As has been warned for several months, conditions across the Atlantic have become favorable for tropical systems to finally begin forming in earnest. This afternoon we have THREE systems of interest that bear watching. For the sake of organization I’m going to divide each of them into their own specific section. The graphic below depicts all three systems.
Hurricane Danielle has been organizing for the better part of the day. After looking quite well early this morning she began to fluctuate but by late morning it had once again begun to organize and show an intermittent eye feature. As you can see above from the images taken at 3:15 PM CDT Hurricane Danielle now has a well established eye, which can be easily seen on the Inferred shot. While the eye feature is certainly impressive and a sign of a significant system, dry air entrainment has been disrupting the eastern part of the circulation for most of the day and as such only a steady strengthening has been taking place. However, convection has begun to slowly increase on the eastern side of the circulation and the Hurricane Center has upgraded Danielle to 110 MPH, or just below major hurricane status. If Danielle is able to fire up convection on the eastern side of the circulation and overcome the fifteen knots of shear and dry air impacting it I don’t see any reason why it should not be able to gain five knots and become a major hurricane. The DVORAK ADT numbers are rising and its quite possible Danielle will be upgraded to 100 knots later tonight. The peak forecast from NHC takes her up to 105 knots before she begins to encounter cooler water and increasing shear.
A majority of the dynamic and statistical models bring Danielle up to a Category 3 hurricane before she begins to encounter less favorable conditions in two days. Right now the system is heading northwest but should begin a north/northeastward movement before too long. This system is expected to remain east of Bermuda and remain a fish storm.
Tropical Storm Earl
Many tropical weather enthusiasts have been watching the system known as Earl even before it left Africa. It was quite active and was expected to ramp up into a tropical system fairly quickly once it moved into the Atlantic. Alas that did occur and we now have Earl nearly in the same location Danielle was a few days ago. This afternoon Earl does not look particularly impressive on Inferred but has in fact become more organized this afternoon in terms of it’s structure.

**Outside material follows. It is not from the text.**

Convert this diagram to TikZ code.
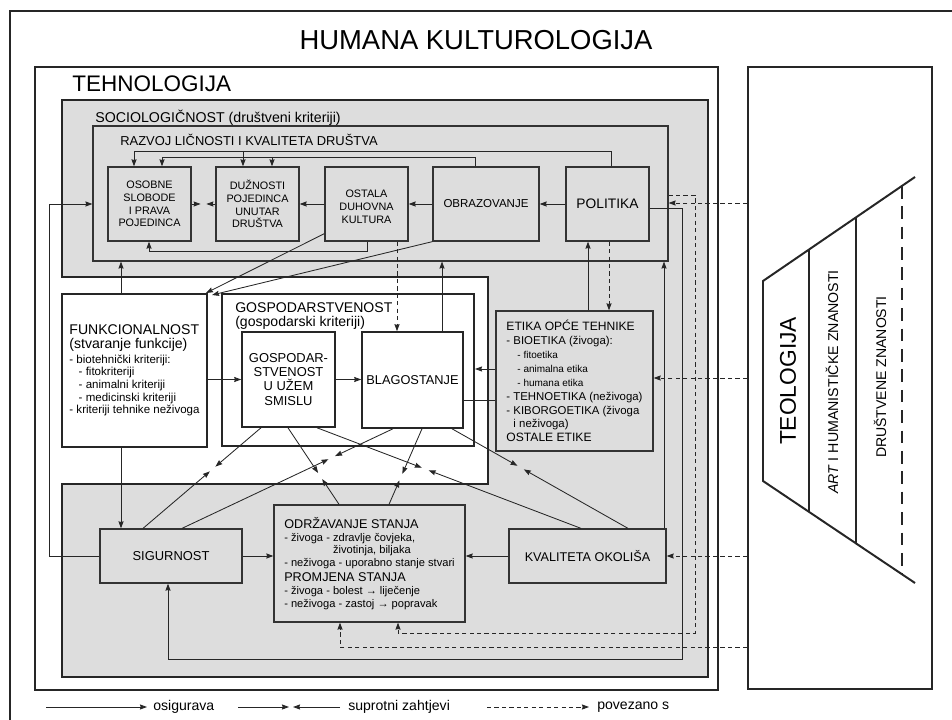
\documentclass[tikz,border=0pt]{standalone}
\usepackage{fontspec}
\setmainfont{Liberation Sans}
\usetikzlibrary{positioning,calc,arrows.meta}
\definecolor{panelgray}{gray}{0.865}
\tikzset{
  sz/.style 2 args={minimum width=#1*0.025cm, minimum height=#2*0.025cm},
  frame/.style={draw=black!85, line width=1.5pt},
  box/.style={draw=black!80, line width=0.9pt, fill=panelgray, align=center, inner sep=0pt},
  wbox/.style={draw=black!85, line width=1.4pt, fill=white, align=center, inner sep=0pt},
  osig/.style={draw=black!85, line width=0.6pt, -{Stealth[length=5pt,width=3.6pt,inset=0.5pt]}},
  pov/.style={osig, dash pattern=on 3pt off 2.3pt},
  lbl/.style={anchor=base west, inner sep=0pt},
}
\newcommand{\fsz}[2]{\fontsize{#1}{#2}\selectfont}

\begin{document}
\begin{tikzpicture}[x=0.025cm, y=-0.025cm]
\useasboundingbox (0,0) rectangle (952,720);

% outer frame and title
\draw[frame] (10,720) -- (10,11) -- (952,11);
\node[inner sep=0pt, anchor=base, font=\fsz{19.5}{22}] (title) at (476,50) {HUMANA KULTUROLOGIJA};

% tehnologija
\node[frame, sz={683}{623}] (tehno) at (376.5,378.5) {};
\node[lbl, font=\fsz{16}{18}] (tehnol) at (72,92) {TEHNOLOGIJA};

% gray region (sociologicnost + right column + lower part)
\draw[frame, fill=panelgray] (62,100) -- (708,100) -- (708,677) -- (62,677) -- (62,484)
  -- (488,484) -- (488,277) -- (62,277) -- cycle;
\node[lbl, font=\fsz{10.1}{12}] (socio) at (95,123) {SOCIOLOGIČNOST (društveni kriteriji)};

\node[draw=black!80, line width=0.8pt, sz={575}{135}] (razvoj) at (380.5,193.5) {};
\node[lbl, font=\fsz{9.2}{11}] (razvojl) at (120,146) {RAZVOJ LIČNOSTI I KVALITETA DRUŠTVA};

% upper row
\node[box, sz={83}{74}, font=\fsz{7.7}{9.1}] (osob) at (149.5,204) {OSOBNE\\SLOBODE\\I PRAVA\\POJEDINCA};
\node[box, sz={83}{74}, font=\fsz{7.7}{9.1}] (duz) at (257.5,204) {DUŽNOSTI\\POJEDINCA\\UNUTAR\\DRUŠTVA};
\node[box, sz={83}{74}, font=\fsz{7.7}{9.1}] (ostala) at (366.5,204) {\mbox{}\\OSTALA\\DUHOVNA\\KULTURA};
\node[box, sz={106}{74}, font=\fsz{8.2}{9.1}] (obraz) at (486,204) {OBRAZOVANJE};
\node[box, sz={83}{74}, font=\fsz{9.8}{11}] (polit) at (607.5,204) {POLITIKA};

% middle part
\node[wbox, sz={145}{153}, align=left, font=\fsz{8.2}{9}] (funkc) at (134.5,370.5) {%
  {\fsz{10}{9}FUNKCIONALNOST}\\[1.2pt]
  {\fsz{10}{9}(stvaranje funkcije)}\\[1.2pt]
  - biotehnički kriteriji:\\
  \hspace*{6.6pt}- fitokriteriji\\
  \hspace*{6.6pt}- animalni kriteriji\\
  \hspace*{6.6pt}- medicinski kriteriji\\
  - kriteriji tehnike neživoga};

\node[wbox, sz={252}{152}] (gosp) at (348,370) {};
\node[anchor=north west, inner sep=0pt, align=left, font=\fsz{10}{10}] (gospl) at (235,302) {GOSPODARSTVENOST\\(gospodarski kriteriji)};
\node[wbox, line width=1.1pt, sz={93}{95}, font=\fsz{9.2}{10}] (guzem) at (288.5,379.5) {GOSPODAR-\\STVENOST\\U UŽEM\\SMISLU};
\node[wbox, line width=1.1pt, sz={101}{96}, font=\fsz{9.1}{10}] (blag) at (412.5,380) {BLAGOSTANJE};

\node[box, sz={157}{140}, align=left, font=\fsz{8.1}{9.9}] (etika) at (574.5,381) {%
  {\fsz{8.6}{9.9}ETIKA OPĆE TEHNIKE}\\
  - BIOETIKA (živoga):\\
  \hspace*{7.8pt}{\fsz{7.1}{9.9}- fitoetika}\\
  \hspace*{7.8pt}{\fsz{7.1}{9.9}- animalna etika}\\
  \hspace*{7.8pt}{\fsz{7.1}{9.9}- humana etika}\\
  - TEHNOETIKA (neživoga)\\
  - KIBORGOETIKA (živoga\\
  \hspace*{5pt}i neživoga)\\
  {\fsz{8.6}{9.9}OSTALE ETIKE}};

% lower part
\node[box, sz={142}{54}, font=\fsz{9.2}{10}] (sigur) at (171,556) {SIGURNOST};
\node[box, sz={191}{117}, align=left, font=\fsz{7.9}{9}] (odr) at (369.5,563.5) {%
  {\fsz{9}{9}ODRŽAVANJE STANJA}\\
  - živoga - zdravlje čovjeka,\\
  \phantom{- živoga - }životinja, biljaka\\
  - neživoga - uporabno stanje stvari\\[2pt]
  {\fsz{9}{9}PROMJENA STANJA}\\
  - živoga - bolest → liječenje\\
  - neživoga - zastoj → popravak};
\node[box, sz={157}{54}, font=\fsz{9}{10}] (kval) at (587.5,556) {KVALITETA OKOLIŠA};

% teologija panel
\node[frame, sz={184}{622}] (teo) at (840,378) {};
\coordinate (tA) at (915,177);
\coordinate (tL) at (763,281);
\coordinate (bL) at (763,481);
\coordinate (bA) at (915,583);
\draw[line width=1.4pt, black!85] (tA) -- (tL) -- (bL) -- (bA);
\draw[line width=1.1pt, black!85] ($(tL)!0.3026!(tA)$) -- ($(bL)!0.3026!(bA)$);
\draw[line width=1.1pt, black!85] ($(tL)!0.6118!(tA)$) -- ($(bL)!0.6118!(bA)$);
\draw[line width=1.4pt, black!85, dash pattern=on 9pt off 5.5pt] ($(tL)!0.9145!(tA)$) -- ($(bL)!0.9145!(bA)$);
\node[rotate=90, inner sep=0pt, font=\fsz{16.2}{18}] (teol) at (788,381) {TEOLOGIJA};
\node[rotate=90, inner sep=0pt, font=\fsz{10.1}{12}] (art) at (832,382) {\textit{ART} I HUMANISTIČKE ZNANOSTI};
\node[rotate=90, inner sep=0pt, font=\fsz{10}{12}] (drus) at (880,377) {DRUŠTVENE ZNANOSTI};

% connectors in the upper row
\draw[osig] (polit.west) -- (obraz.east);
\draw[osig] (obraz.west) -- (ostala.east);
\draw[osig] (ostala.west) -- (duz.east);
\draw[osig] (osob.east) -- ++(9,0);
\draw[osig] (duz.west) -- ++(-9,0);
\draw[osig] (611,0 |- polit.north) |- (134,151) -- (134,0 |- osob.north);
\draw[osig] (243,151) -- (243,0 |- duz.north);
\draw[osig] (475,0 |- obraz.north) |- (162,157) -- (162,0 |- osob.north);
\draw[osig] (272,157) -- (272,0 |- duz.north);
\draw[osig] (367,0 |- ostala.south) |- (149,251) -- (149,0 |- osob.south);

% connectors between parts
\draw[osig] ($(ostala.south west)+(0,-8)$) -- ($(funkc.north east)+(-2,0)$);
\draw[osig] (obraz.south west) -- ($(funkc.north east)+(4,2)$);
\draw[osig] (121,0 |- funkc.north) -- (121,0 |- razvoj.south);
\draw[osig] (121,0 |- funkc.south) -- (121,0 |- sigur.north);
\draw[osig] (funkc.east |- guzem.west) -- (guzem.west);
\draw[osig] (guzem.east) -- (guzem.east -| blag.west);
\draw[osig] (442,0 |- blag.north) -- (442,0 |- razvoj.south);
\draw[black!85, line width=0.6pt] (blag.east |- 0,400) -- (etika.west |- 0,400);
\draw[osig] (etika.west |- 0,369) -- (gosp.east |- 0,369);
\draw[osig] (588,0 |- etika.north) -- (588,0 |- polit.south);
\draw[osig] (664,0 |- kval.north) -- (664,0 |- razvoj.south);
\draw[osig] (sigur.west) -| (49,204) -- (razvoj.west |- osob.west);
\draw[osig] (polit.east |- 0,208) -| (682,659) -| (sigur.south -| 168,0);
\draw[osig] (sigur.east) -- (sigur.east -| odr.west);
\draw[osig] (kval.west) -- (kval.west -| odr.east);

% opposing demands
\coordinate (g1) at (261,0 |- guzem.south);
\coordinate (g2) at (288,0 |- guzem.south);
\coordinate (g3) at (317,0 |- guzem.south);
\coordinate (b1) at (393,0 |- blag.south);
\coordinate (b2) at (422,0 |- blag.south);
\coordinate (b3) at (452,0 |- blag.south);
\coordinate (s1) at (143,0 |- sigur.north);
\coordinate (s2) at (182,0 |- sigur.north);
\coordinate (o1) at (339,0 |- odr.north);
\coordinate (o2) at (389,0 |- odr.north);
\coordinate (k1) at (581,0 |- kval.north);
\coordinate (k2) at (628,0 |- kval.north);
\draw[osig] (g1) -- ($(g1)!0.41!(s1)!2.6pt!(g1)$);
\draw[osig] (s1) -- ($(g1)!0.41!(s1)!2.6pt!(s1)$);
\draw[osig] (b1) -- ($(b1)!0.29!(s2)!2.6pt!(b1)$);
\draw[osig] (s2) -- ($(b1)!0.29!(s2)!2.6pt!(s2)$);
\draw[osig] (g2) -- ($(g2)!0.63!(o1)!2.6pt!(g2)$);
\draw[osig] (o1) -- ($(g2)!0.63!(o1)!2.6pt!(o1)$);
\draw[osig] (b2) -- ($(b2)!0.64!(o2)!2.6pt!(b2)$);
\draw[osig] (o2) -- ($(b2)!0.64!(o2)!2.6pt!(o2)$);
\draw[osig] (g3) -- ($(g3)!0.41!(k1)!2.6pt!(g3)$);
\draw[osig] (k1) -- ($(g3)!0.41!(k1)!2.6pt!(k1)$);
\draw[osig] (b3) -- ($(b3)!0.39!(k2)!2.6pt!(b3)$);
\draw[osig] (k2) -- ($(b3)!0.39!(k2)!2.6pt!(k2)$);

% dashed links
\draw[pov] (397,0 |- ostala.south) -- (397,0 |- blag.north);
\draw[pov] (609,0 |- polit.south) -- (609,0 |- etika.north);
\draw[pov] (teo.west |- 0,203) -- (razvoj.east |- 0,203);
\draw[pov] (razvoj.east |- 0,195) -| (695,633) -| (odr.south -| 398,0);
\draw[pov] (teo.west |- 0,378) -- (etika.east |- 0,378);
\draw[pov] (teo.west |- kval.east) -- (kval.east);
\draw[pov] (teo.west |- 0,647) -| (odr.south -| 340,0);

% legend
\coordinate (a1s) at (46,707);
\coordinate (a1e) at (147,707);
\draw[osig] (a1s) -- (a1e);
\node[right=0.15cm of a1e, inner sep=0pt, font=\fsz{10}{12}] (leg1) {osigurava};
\coordinate (a2s) at (238,707);
\coordinate (a2m) at (289,707);
\coordinate (a2n) at (293,707);
\coordinate (a2e) at (340,707);
\draw[osig] (a2s) -- (a2m);
\draw[osig] (a2e) -- (a2n);
\node[right=0.2cm of a2e, inner sep=0pt, font=\fsz{10}{12}] (leg2) {suprotni zahtjevi};
\coordinate (a3s) at (487,707);
\coordinate (a3e) at (589,707);
\draw[pov] (a3s) -- (a3e);
\node[right=0.2cm of a3e, inner sep=0pt, font=\fsz{10}{12}] (leg3) {povezano s};
\end{tikzpicture}
\end{document}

The above graphic depicts all three systems of interest, with Earl being the middle most system. A significant amount of dry air is surrounding Earl which is inhibiting much strengthening but even then Earl should be able to gain some organization as we go on through the next several days.
Most models are in agreement that Earl will begin to gain organization and strengthen beginning tomorrow and then maintain a steady rate of strengthening through the time period, with many models suggesting Earl will be a hurricane by the end of the weekend. This does seem probable considering the warm SST’s and the improving conditions. In fact if Earl was able to gain convection tonight and work out any dry air it’s likely it would take off quite quickly. As of now the Hurricane Center is forecasting Earl to become a major hurricane by early next week and if it can become organized enough and everything is timed right this system does have the potential to become quite a hurricane. Both the HWRF and GFDL are indicating Earl as a Category 4 hurricane north of the Virgin Islands by next week. While each of those models has a high-intensity biased it does seem probable Earl will become a Major Hurricane. So that leaves one very important question. Where is Earl going?
A majority of the models take Earl on a similar track to Danielle with the system being turned north/northeast by a strong trough come early next week. Now there is a lot of uncertainty regarding the tracks above. A few days ago the models had Earl turning north by 55W and those outputs have been shifting west almost every model run now and we’re past 65W. If this system continues to near 70W the potential will be there for this system to be turned more westerly before making the north turn, thus having the potential to make an impact on the United States (Florida to be specific). However as of this time it looks like it will end up being a recurve, with a potential impact on Bermuda as a strong system. This system will need to be watched for any changes that could change the path.
Invest 97 (Fiona)
PM CDT Edit: Invest 97 has become better organized in the past several hours and NHC has raised the probs for development from 20% to 60% within the next 48 hours.
Invest 97 moved off Africa yesterday and since then has been maintaining a steady amount of convection. Conditions are favorable for this system to become tropical in nature and it’s almost guaranteed it will. This system is at a lower latitude then Danielle or Earl thus increasing the potential this could be a cribber runner and eventually end up in the Gulf of Mexico. Systems in this location have done that, so at this point this system seems to have the most potential to affect the United States in the next two weeks. At this point there is not much to say so I’ll go ahead and post the track/intensity guidance from the 18Z suites.
Invest 97 was declared earlier this afternoon thus not many models have picked up on it yet, but those that have develop this into a Tropical Storm within the next day which is possible, but not overly likely at this point. We’ll see what the storm does tonight and how well it can organize. The point is this system, out of all three, has the highest potential to impact the United States down the road.
Hurricane Frank will likely peak out between 90 and 100 MPH this evening before beginning to weaken due to enviormental factors as many models are showing. The system is going to turn north towards Baja California but will likely dissipate before it arrives. In La Nina seasons normally the Atlantic is more active then the pacific so we may not see many more systems in the eastern pacific this year, but tropical weather has its mysteries so who knows.